All purchased chocolate has gone through a process called tempering, a controlled raising and lowering of temperature to stabilize chocolate’s characteristics and to give it a fine gleam, uniform color and a sharp snap when broken. Once chocolate has been melted at 116-118 degrees Fahrenheit, it loses its temper. Loss of tempering will not make a difference if the chocolate will be combined with another ingredient(s). Chocolates destined for use in dipping, molding, or coating on the other hand, will require re-tempering.
Chop about 3/4 of the chocolate to be tempered into small pieces and place in the top of double boiler. Water in the double boiler should not be hot (not simmering or boiling). This is important because if steam or stray water droplets come into contact with the chocolate, the droplets may cause the chocolate to tighten into a stiff unworkable mass. Stir frequently with a rubber spatula to ensure even melting, until all of the chocolate has re-melted. Remove from heat. Add the remaining chunk to the melted chocolate (it acts like an ice cube).
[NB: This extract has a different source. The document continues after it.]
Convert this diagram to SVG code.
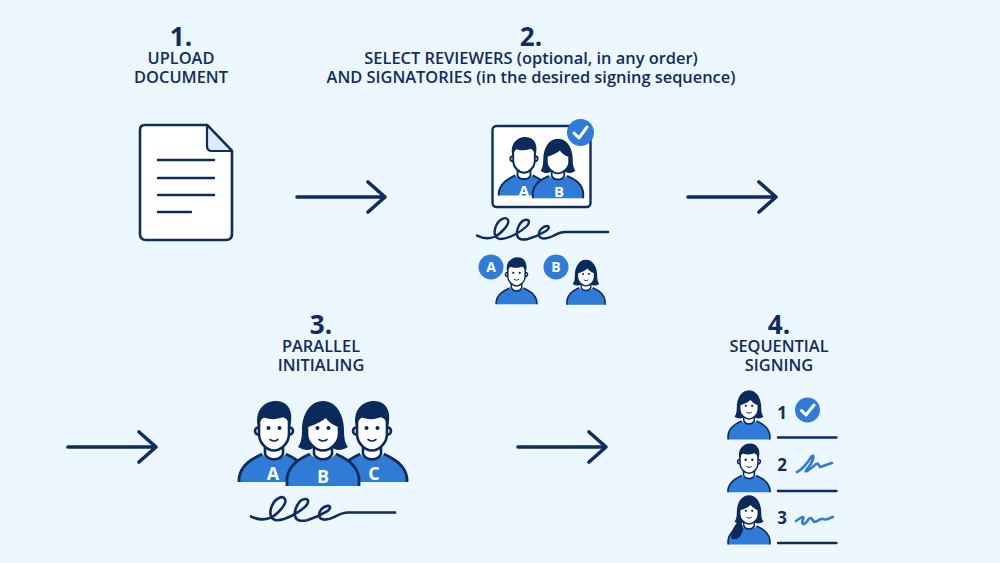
<svg xmlns="http://www.w3.org/2000/svg" width="1000" height="563" viewBox="0 0 1000 563">
<style>
.bg{fill:#edf7ff}
.t{font-family:"Open Sans","Noto Sans",sans-serif;font-weight:600;font-size:16.4px;fill:#0f2c5e;text-anchor:middle}
.n{font-size:26px;font-weight:700}
.w{font-family:"Open Sans","Noto Sans",sans-serif;font-weight:700;fill:#fff;text-anchor:middle}
.d{font-family:"Open Sans","Noto Sans",sans-serif;font-weight:700;font-size:17px;fill:#0f2c5e;text-anchor:middle}
.ln{fill:none;stroke:#0f2c5e;stroke-width:2.4;stroke-linecap:round;stroke-linejoin:round}
.ar{fill:none;stroke:#0f2c5e;stroke-width:3.6;stroke-linecap:round;stroke-linejoin:round}
.sg{fill:none;stroke:#2f7bd6;stroke-width:2.6;stroke-linecap:round;stroke-linejoin:round}
.fillb{fill:#2f7bd6}
.body{fill:none;stroke:#0f2c5e;stroke-width:2.8;stroke-linejoin:round}
.skin{fill:#fff;stroke:#0a2a5c;stroke-width:2.6}
.hair{fill:#0a2a5c}
.badge{fill:#2f7bd6}
.ck{fill:none;stroke:#fff;stroke-width:3;stroke-linecap:round;stroke-linejoin:round}
</style>
<defs>
<path id="sig" class="ln" d="M0 3.600C5 6 12 7 17 5C24 2 33 -8 31 -12C29 -16 22 -13 19 -6C16 1 18 7 24 7C31 7 44 0 50 -6C54 -11 51 -13 48 -12C43 -11 39 -2 40 3C41 8 46 8 51 7C58 5 64 2 69 -1C72 -3 73 -6 70 -6C66 -6 61 -1 62 3C63 8 70 7 76 4C80 2 83 0 88 0L131 0"/>
<g id="manbase">
<path class="fillb" d="M-35 52V48C-33 34 -20 28 -12 24C-6 31 6 31 12 24C20 28 33 34 35 48V52Z"/>
<path class="body" d="M-35 52V48C-33 34 -20 28 -12 24M12 24C20 28 33 34 35 48V52"/>
<path class="skin" d="M-9 12V24C-6 31 6 31 9 24V12Z"/>
<circle class="skin" cx="-15.500" cy="1" r="3.500"/><circle class="skin" cx="15.500" cy="1" r="3.500"/>
<path class="skin" d="M-15 -8C-15 -18 15 -18 15 -8V4C15 13 7 20.500 0 20.500C-7 20.500 -15 13 -15 4Z"/>
<path class="hair" d="M-16 -3C-20 -19 -10 -29 2 -29C15 -29 20 -17 16 -3C15 -7 14 -11 11 -14C4 -10 -5 -10 -11 -13C-13 -10 -15 -7 -16 -3Z"/>
</g>
<g id="womanbase">
<path class="hair" d="M0 -29C-14 -29 -21 -14 -21 0C-21 8 -22 13 -25 17C-18 21 -12 21 -8 16L8 16C12 21 18 21 25 17C22 13 21 8 21 0C21 -14 14 -29 0 -29Z"/>
<path class="fillb" d="M-36 56V48C-34 34 -22 28 -13 24C-7 31 7 31 13 24C22 28 34 34 36 48V56Z"/>
<path class="body" d="M-36 56V48C-34 34 -22 28 -13 24M13 24C22 28 34 34 36 48V56"/>
<path class="skin" d="M-9 12V24C-6 31 6 31 9 24V12Z"/>
<path class="skin" d="M-16 -4C-10 -6 -2 -9 3 -14C6 -9 11 -6 16 -4V4C16 13 7 20.500 0 20.500C-7 20.500 -16 13 -16 4Z"/>
</g>
<g id="facial"><circle class="hair" cx="-5.500" cy="-2" r="2"/><circle class="hair" cx="5.500" cy="-2" r="2"/><path d="M-4 9.500Q0 12.500 4 9.500" fill="none" stroke="#0a2a5c" stroke-width="1.6" stroke-linecap="round"/></g>
<g id="man"><use href="#manbase"/><use href="#facial"/></g>
<g id="woman"><use href="#womanbase"/><use href="#facial"/></g>
<g id="arrow"><path class="ar" d="M0 0H88M71 -15L88 0L71 15"/></g>
</defs>
<rect class="bg" width="1000" height="563"/>

<g id="step1">
<text class="t n" x="181" y="46">1.</text>
<text class="t" x="181" y="64">UPLOAD</text>
<text class="t" x="181" y="83">DOCUMENT</text>
<path d="M145 125H207L232 151V234Q232 240 226 240H146Q140 240 140 234V130Q140 125 145 125Z" fill="#fff" stroke="#0f2c5e" stroke-width="2.6" stroke-linejoin="round"/>
<path d="M207 125V146Q207 151 212 151H232Z" fill="#dcecfc" stroke="#0f2c5e" stroke-width="2.2" stroke-linejoin="round"/>
<path class="ln" d="M158 160H214M158 178H214M158 195H214M158 212H191"/>
</g>

<g id="step2">
<text class="t n" x="531" y="46">2.</text>
<text class="t" x="531" y="64">SELECT REVIEWERS (optional, in any order)</text>
<text class="t" x="531" y="83">AND SIGNATORIES (in the desired signing sequence)</text>
<rect x="492.500" y="126" width="98" height="81" rx="4" fill="#fff" stroke="#0f2c5e" stroke-width="2.400"/>
<use href="#manbase" transform="translate(524 158) scale(.72)"/>
<use href="#womanbase" transform="translate(558 159) scale(.7)"/>
<text class="w" x="524" y="196" font-size="15">A</text>
<text class="w" x="559" y="197" font-size="15">B</text>
<circle class="badge" cx="580.500" cy="132.500" r="13.500"/>
<path class="ck" d="M574 133L579 138L587 127"/>
<use href="#sig" transform="translate(477 232)"/>
<use href="#man" transform="translate(516.500 274) scale(.58)"/>
<use href="#woman" transform="translate(586 275) scale(.53)"/>
<circle class="badge" cx="491" cy="267" r="12.500"/>
<text class="w" x="491" y="272" font-size="14">A</text>
<circle class="badge" cx="556" cy="267" r="12.500"/>
<text class="w" x="556" y="272" font-size="14">B</text>
</g>

<g id="step3">
<text class="t n" x="321" y="334">3.</text>
<text class="t" x="321" y="352">PARALLEL</text>
<text class="t" x="321" y="371">INITIALING</text>
<use href="#man" transform="translate(274 430)"/>
<use href="#man" transform="translate(372 430)"/>
<use href="#woman" transform="translate(323 430)"/>
<text class="w" x="273" y="480" font-size="18">A</text>
<text class="w" x="323" y="483" font-size="18">B</text>
<text class="w" x="374" y="480" font-size="18">C</text>
<use href="#sig" transform="translate(251 512.500) scale(1.1)"/>
</g>

<g id="step4">
<text class="t n" x="779" y="334">4.</text>
<text class="t" x="779" y="352">SEQUENTIAL</text>
<text class="t" x="779" y="371">SIGNING</text>
<use href="#woman" transform="translate(749 407) scale(.58)"/>
<use href="#man" transform="translate(749 461) scale(.6)"/>
<g transform="translate(749 512) scale(.58)">
<use href="#woman"/>
<path class="hair" d="M-15 12C-24 22 -34 34 -30 46C-20 50 -12 42 -10 28Z"/>
</g>
<text class="d" x="782" y="419">1</text>
<circle class="badge" cx="807.500" cy="410" r="12.500"/>
<path class="ck" d="M801.500 410.500L806 415L814 405"/>
<path class="ln" d="M778 437.500H836.500M778 491H836.500M778 543H836.500"/>
<text class="d" x="782" y="471">2</text>
<path class="sg" d="M797 472C802 470 810 459 812 456C815 454 813 463 807 469C803 474 809 470 815 465C819 461 819 467 820 467C824 466 828 464 832 463"/>
<text class="d" x="782" y="524">3</text>
<path class="sg" d="M796 521C800 518 805 515 803 519C801 525 804 526 808 520C811 515 813 521 814 522C818 522 820 518 823 519C826 521 829 518 833 517"/>
</g>

<g id="connectors">
<use href="#arrow" transform="translate(297 197)"/>
<use href="#arrow" transform="translate(688 197)"/>
<use href="#arrow" transform="translate(68 447)"/>
<use href="#arrow" transform="translate(518 447)"/>
</g>
</svg>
Continue to stir until the temperature of the melted chocolate tests cool to the touch (about 88 degrees). A good way to test the temperature is to dab a drop of chocolate to your bottom lip. It should feel slightly cooler than your body temperature. Not all of the chocolate chunk will necessarily melt and whatever is left should be removed when the proper temperature (~88 degrees) is reached.
When you are through dipping, place in the refrigerator so the chocolate will set. Before storing, allow your freshly dipped chocolates to cool for one hour. Your chocolates should be stored at room temperature in a container or area where there is airflow and a constant temperature (this will help eliminate a cloudy or whitish appearance on the chocolate).